Gilmar : Le Kolima est un grand orchestre puisse qu’il a participé à tous les festivals qui se passaient à Conakry et à travers le pays. Nous avons été au trentenaire qui s’est tenu au temps de la 2èmerépublique. Chaque samedi, on jouait au palais de la Kolima de 20h à 4h du matin. Sur le plan international, nous avons participé à des festivals de la sous région comme la semaine de l’amitié et de la fraternité, en Gambie, au Sénégal, au Mali, en Côte d’Ivoire et en Mauritanie. Des personnes comme : Docteur Macka, Djibril Labhiko, Docteur Labhiko, Condé Lansana, El Hadj Amadou Dieng AGP, Pascal Condé ont été chanteur dans cet orchestre. Depuis que la nouvelle génération que nous sommes a pris les commandes, on a mis un seul album sur le marché du disque et c’est ce n’est autre que l’opus ‘’Sarsan Ouré Kaba’’ sortit en 1988. Vers les années 81, le Kolima a été 3ème au Festival National et on s’est aussi bien classé dans pas mal de compétitions et de grands rendez-vous culturels d’ici et d’ailleurs. Le groupe compte actuellement 9 musiciens.
V.J : Comment se porte aujourd’hui cet Orchestre?
Gilmar : Le super Kolima Jazz se porte très mal car on n’a pas d’instruments de musiques. Pour tout le groupe, il n’y a qu’une seule guitare qui appartient à notre ami Alpha Midjaou. On n’est donc obligé de répéter avec ce qu’on a pour se remémorer c’est tout, car nous sommes nostalgiques de ces heureux moments ou le Kolima brillait de mille feux. Ce manque d’instruments me déchire vraiment le cœur parce que si on avait cela à notre disposition, on pouvait rassembler beaucoup de jeunes autour de la musique et cela allait diminuer le taux de chômage et de délinquance. Néanmoins nous sommes là, on existe et on a tout le temps prouvé qu’on peut bien jouer. Notre dernière grande prestation date de la récente fête de l’indépendance à la résidence du préfet.
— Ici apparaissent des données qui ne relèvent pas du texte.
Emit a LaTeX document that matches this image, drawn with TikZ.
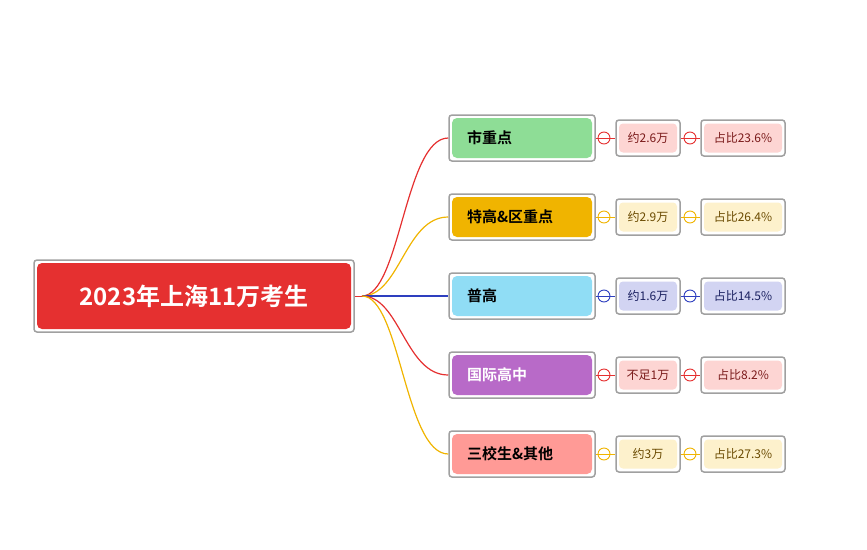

V.J : Avez-vous eu à entreprendre des démarches dans le but de trouver du soutien ?
Gilmar : Bien sûr que oui. On a été voir le gouverneur qui nous a promit qu’il fera tout pour qu’on ait des instruments, ce qui jusque là n’a pas encore été fait. On a été voir le préfet qui nous a aussi demandé de faire un devis pour un orchestre complet, ce qu’on a aussitôt fait bien sûr mais jusqu’à présent rien.
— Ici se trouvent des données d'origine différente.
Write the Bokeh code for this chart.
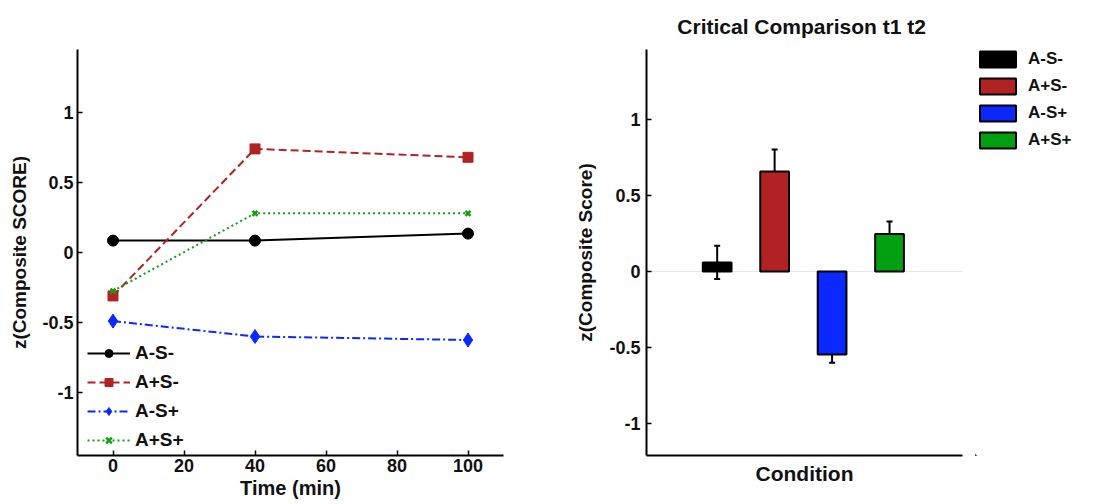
from bokeh.plotting import figure
from bokeh.layouts import row
from bokeh.models import Legend, LegendItem, FixedTicker, Span, Whisker, ColumnDataSource
from bokeh.embed import file_html
from bokeh.resources import INLINE

# ---- data ----
time_min = [0, 40, 100]
series_names = ["A-S-", "A+S-", "A-S+", "A+S+"]
as_minus_minus = [0.085, 0.085, 0.135]
ap_s_minus = [-0.31, 0.74, 0.68]
as_minus_plus = [-0.49, -0.60, -0.625]
ap_s_plus = [-0.275, 0.28, 0.28]

bar_conditions = ["A-S-", "A+S-", "A-S+", "A+S+"]
bar_means = [0.06, 0.657, -0.545, 0.246]
bar_errors = [0.11, 0.145, 0.055, 0.083]

x_ticks = [0, 20, 40, 60, 80, 100]
y_ticks = [-1, -0.5, 0, 0.5, 1]

FONT = "Liberation Sans"

def style_axes(p):
    for ax in [p.xaxis[0], p.yaxis[0]]:
        ax.axis_line_width = 2
        ax.axis_line_color = "black"
        ax.major_tick_in = 5
        ax.major_tick_out = 0
        ax.minor_tick_in = 0
        ax.minor_tick_out = 0
        ax.major_tick_line_width = 1.5
        ax.major_label_text_font = FONT
        ax.major_label_text_font_style = "bold"
        ax.major_label_text_font_size = "18px"
        ax.major_label_text_color = "#111111"
        ax.axis_label_text_font = FONT
        ax.axis_label_text_font_style = "bold"
        ax.axis_label_text_font_size = "20px"
        ax.axis_label_text_color = "#111111"
    p.grid.visible = False
    p.outline_line_color = None

# ---- left: line chart ----
p1 = figure(width=545, height=504, x_range=(-10, 110), y_range=(-1.45, 1.45),
            output_backend="svg", toolbar_location=None,
            min_border_left=77, min_border_right=42, min_border_top=47, min_border_bottom=48)
style_axes(p1)
p1.xaxis.ticker = FixedTicker(ticks=x_ticks)
p1.yaxis.ticker = FixedTicker(ticks=y_ticks)
p1.yaxis.major_label_overrides = {-1: "-1", -0.5: "-0.5", 0: "0", 0.5: "0.5", 1: "1"}
p1.xaxis.axis_label = "Time (min)"
p1.yaxis.axis_label = "z(Composite SCORE)"
p1.yaxis.axis_label_text_font_size = "19px"
p1.xaxis.major_label_standoff = 3
p1.xaxis.axis_label_standoff = 2
p1.yaxis.major_label_standoff = 4
p1.yaxis.axis_label_standoff = 9

c_red = "#b22222"
c_blue = "#0a28ff"
c_green = "#10a010"

l1 = p1.line(time_min, as_minus_minus, line_color="black", line_width=2)
m1 = p1.scatter(time_min, as_minus_minus, marker="circle", size=11, fill_color="black", line_color="black")
l2 = p1.line(time_min, ap_s_minus, line_color=c_red, line_width=2, line_dash="8 4")
m2 = p1.scatter(time_min, ap_s_minus, marker="square", size=10, fill_color=c_red, line_color=c_red)
l3 = p1.line(time_min, as_minus_plus, line_color=c_blue, line_width=2, line_dash="8 3 2 3")
m3 = p1.scatter(time_min, as_minus_plus, marker="diamond", size=14, fill_color=c_blue, line_color=c_blue)
l4 = p1.line(time_min, ap_s_plus, line_color=c_green, line_width=2, line_dash="2 3")
m4 = p1.scatter(time_min, ap_s_plus, marker="x", size=7, line_color=c_green, line_width=2.5)

leg1 = Legend(items=[LegendItem(label=series_names[0], renderers=[l1, m1]),
                     LegendItem(label=series_names[1], renderers=[l2, m2]),
                     LegendItem(label=series_names[2], renderers=[l3, m3]),
                     LegendItem(label=series_names[3], renderers=[l4, m4])],
              location=(10, 4), margin=0, padding=0, spacing=7,
              glyph_width=43, glyph_height=20, label_height=20, label_standoff=5,
              label_text_font=FONT, label_text_font_style="bold", label_text_font_size="19px",
              label_text_color="#111111",
              border_line_color=None, background_fill_alpha=0)
p1.add_layout(leg1)

# ---- right: bar chart ----
bar_x = [1, 2, 3, 4]
bar_colors = ["#000000", c_red, c_blue, "#00a010"]
src = ColumnDataSource(dict(x=bar_x,
                            upper=[m + e for m, e in zip(bar_means, bar_errors)],
                            lower=[m - e for m, e in zip(bar_means, bar_errors)]))

p2 = figure(width=430, height=504, x_range=(-0.23, 5.27), y_range=(-1.21, 1.46),
            output_backend="svg", toolbar_location=None,
            min_border_left=101, min_border_right=13, min_border_top=49, min_border_bottom=49)
style_axes(p2)
p2.title.text = "Critical Comparison  t1 t2"
p2.title.align = "center"
p2.title.text_font = FONT
p2.title.text_font_style = "bold"
p2.title.text_font_size = "21px"
p2.title.text_color = "#111111"
p2.title.standoff = 23
p2.xaxis.ticker = FixedTicker(ticks=[])
p2.xaxis.major_tick_in = 0
p2.xaxis.axis_label = "Condition"
p2.xaxis.axis_label_text_font_size = "21px"
p2.xaxis.axis_label_standoff = 6
p2.yaxis.ticker = FixedTicker(ticks=y_ticks)
p2.yaxis.major_label_overrides = {-1: "-1", -0.5: "-0.5", 0: "0", 0.5: "0.5", 1: "1"}
p2.yaxis.axis_label = "z(Composite Score)"
p2.yaxis.axis_label_text_font_size = "19px"
p2.yaxis.major_label_standoff = 6
p2.yaxis.axis_label_standoff = 10

p2.add_layout(Span(location=0, dimension="width", line_color="#e6e6e6", line_width=1, level="underlay"))

wh = Whisker(source=src, base="x", upper="upper", lower="lower", line_color="black", line_width=2,
             level="underlay")
wh.upper_head.size = 6
wh.lower_head.size = 6
wh.upper_head.line_width = 2
wh.lower_head.line_width = 2
p2.add_layout(wh)

for i in range(4):
    s = ColumnDataSource(dict(x=[bar_x[i]], top=[bar_means[i]]))
    p2.vbar(x="x", top="top", bottom=0, width=0.5, source=s,
            fill_color=bar_colors[i], line_color="black", line_width=2)

# ---- legend panel for the bar chart ----
p3 = figure(width=122, height=504, x_range=(0, 1), y_range=(0, 1),
            x_axis_type=None, y_axis_type=None,
            output_backend="svg", toolbar_location=None,
            min_border_left=0, min_border_right=0, min_border_top=49, min_border_bottom=0)
p3.grid.visible = False
p3.outline_line_color = None
leg_items = []
for i in range(4):
    # legend-key proxies placed far outside the visible range
    r = p3.vbar(x=[-1000], top=[-1000], bottom=-1001, width=0.5,
                fill_color=bar_colors[i], line_color="black", line_width=2)
    leg_items.append(LegendItem(label=bar_conditions[i], renderers=[r]))

leg2 = Legend(items=leg_items,
              location="top_left", margin=0, padding=12, spacing=7,
              glyph_width=45, glyph_height=20, label_height=20, label_standoff=8,
              label_text_font=FONT, label_text_font_style="bold", label_text_font_size="17px",
              label_text_color="#111111",
              border_line_color=None, background_fill_alpha=0)
p3.add_layout(leg2)

layout = row(p1, p2, p3, spacing=0)
open("out.html", "w").write(file_html(layout, INLINE))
V.J : A part la musique, que faites vous pour vivre ?
Gilmar : On se démerde, on marche pour vivre. Des fois, on se concerte pour pouvoir participer à des festivités histoire de montrer qu’on existe toujours. A vrai dire nous sommes soutenu par la famille car la plus part d’entre nous ne travaille pas. D’autres par contre se démerdent avec un petit commerce ou autres petites activités.
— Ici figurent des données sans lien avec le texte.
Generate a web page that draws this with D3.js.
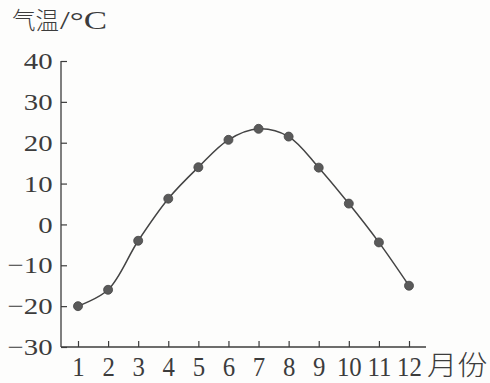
<!DOCTYPE html>
<html>
<head>
<meta charset="utf-8">
<script src="https://cdn.jsdelivr.net/npm/d3@7"></script>
<style>
html,body{margin:0;padding:0;background:#fdfdfc;}
svg{display:block;}
</style>
</head>
<body>
<svg id="chart" width="490" height="383"></svg>
<script>
const months = [1,2,3,4,5,6,7,8,9,10,11,12];
const temps = [-20,-16,-4,6.3,14,20.7,23.4,21.5,13.9,5.1,-4.4,-15];
const yTicks = [40,30,20,10,0,-10,-20,-30];
const yTitleCJK = "气温";
const yTitleUnit = "/°C";
const xTitle = "月份";

const svg = d3.select("#chart");
const ink = "#3c3c3c";
const serif = "'Liberation Serif','DejaVu Serif',serif";
const cjk = "'Noto Sans CJK SC',sans-serif";
const x = d3.scaleLinear().domain([1,12]).range([78,409]);
const y = d3.scaleLinear().domain([-30,40]).range([347,61]);

// axes lines
svg.append("line").attr("x1",61).attr("x2",61).attr("y1",y(40)).attr("y2",y(-30))
  .attr("stroke",ink).attr("stroke-width",1.3);
svg.append("line").attr("x1",61).attr("x2",426).attr("y1",y(-30)).attr("y2",y(-30))
  .attr("stroke",ink).attr("stroke-width",1.3);

const yAxis = svg.append("g").attr("transform","translate(61,0)")
  .call(d3.axisLeft(y).tickValues(yTicks).tickSizeInner(-6).tickSizeOuter(0).tickPadding(8)
    .tickFormat(d => d < 0 ? "\u2212" + Math.abs(d) : d));
yAxis.select(".domain").remove();
yAxis.selectAll("line").attr("stroke",ink).attr("stroke-width",1.2);
yAxis.selectAll("text").attr("fill",ink).attr("x",-7)
  .attr("transform","scale(1.2,1)")
  .style("font-family",serif).style("font-size","24px");

const xAxis = svg.append("g").attr("transform",`translate(0,${y(-30)})`)
  .call(d3.axisBottom(x).tickValues(months).tickSizeInner(-6).tickSizeOuter(0).tickPadding(10)
    .tickFormat(d3.format("d")));
xAxis.select(".domain").remove();
xAxis.selectAll("line").attr("stroke",ink).attr("stroke-width",1.2);
xAxis.selectAll("text").attr("fill",ink)
  .attr("transform","scale(0.92,1)")
  .style("font-family",serif).style("font-size","27px");

// titles
svg.append("text").attr("transform","translate(12,28.5) scale(0.98,1)").attr("fill",ink)
  .style("font-family",cjk).style("font-size","24px").style("font-weight","300")
  .text(yTitleCJK);
svg.append("text").attr("transform","translate(60,28.5) scale(1.4,1)").attr("fill",ink)
  .style("font-family",serif).style("font-size","25px")
  .text(yTitleUnit);
svg.append("text").attr("transform","translate(427,375) scale(1.12,1)").attr("fill",ink)
  .style("font-family",cjk).style("font-size","27px").style("font-weight","300")
  .text(xTitle);

// curve
const data = months.map((m,i)=>({m, t: temps[i]}));
svg.append("path").datum(data)
  .attr("fill","none").attr("stroke","#444").attr("stroke-width",1.5)
  .attr("d", d3.line().x(d=>x(d.m)).y(d=>y(d.t)).curve(d3.curveCatmullRom.alpha(0.5)));

svg.selectAll("circle.pt").data(data).enter().append("circle")
  .attr("class","pt").attr("cx",d=>x(d.m)).attr("cy",d=>y(d.t)).attr("r",4.5)
  .attr("fill","#5a5a5a").attr("stroke","#444").attr("stroke-width",0.8);
</script>
</body>
</html>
V.J : Si on vous demandait qu’elle a été votre plus beau souvenir durant votre carrière d’artiste, qu’allez vous répondre ?
Gilmar : Le plus beau souvenir reste la sortie de notre album ‘’Sarsan Ouré Kaba’’ en 1988, lorsqu’on est revenu d’Abidjan. Je prends vraiment du plaisir à me souvenir de ce moment que je n’oublierais jamais. Le simple fait de me souvenir de ce moment me remonte le moral.
V.J : Un appel à lancer ?
Alpha Midjaou Baldé : Je lance un appel aux autorités locales, nationales et aux personnes de bonnes volontés à bien vouloir sauver le Kolima puisse que la jeunesse même est nostalgique des prestations en live de ce groupe. Je demande au gouvernement d’envoyer des instruments pour la jeunesse de Labé.
Monsieur Kodjo : Etant enseignant et promoteur d’écoles, j’ai instauré la musique en 7ème année dans mon école parce que j’ai trouvé que la jeunesse s’intéresse beaucoup à la musique. En faisant cela, je me suis rendu compte que les enfants de 9, 10 et 11 ans captent mieux la tablature, le solfège que les adultes et ils s’y intéressent beaucoup. A Labé, on voit la jeunesse un peu partout mobilisé dans l’éphorie de la joie autour de la musique. Donc il y’a lieu de faire face à cette jeunesse parce que nous sommes là comme des initiateurs. Connaissant que nous sommes déjà fatigué et que nous devons bientôt disparaitre, il faut qu’on transmette la connaissance à la jeunesse et cela ne peut se faire sans instruments de musique. Quand les cerveaux comme le Kolima sans instruments disparaissent, c’est la jeunesse et la Guinée qui perd. Nous lançons donc un appel à tous les niveaux dans ce sens.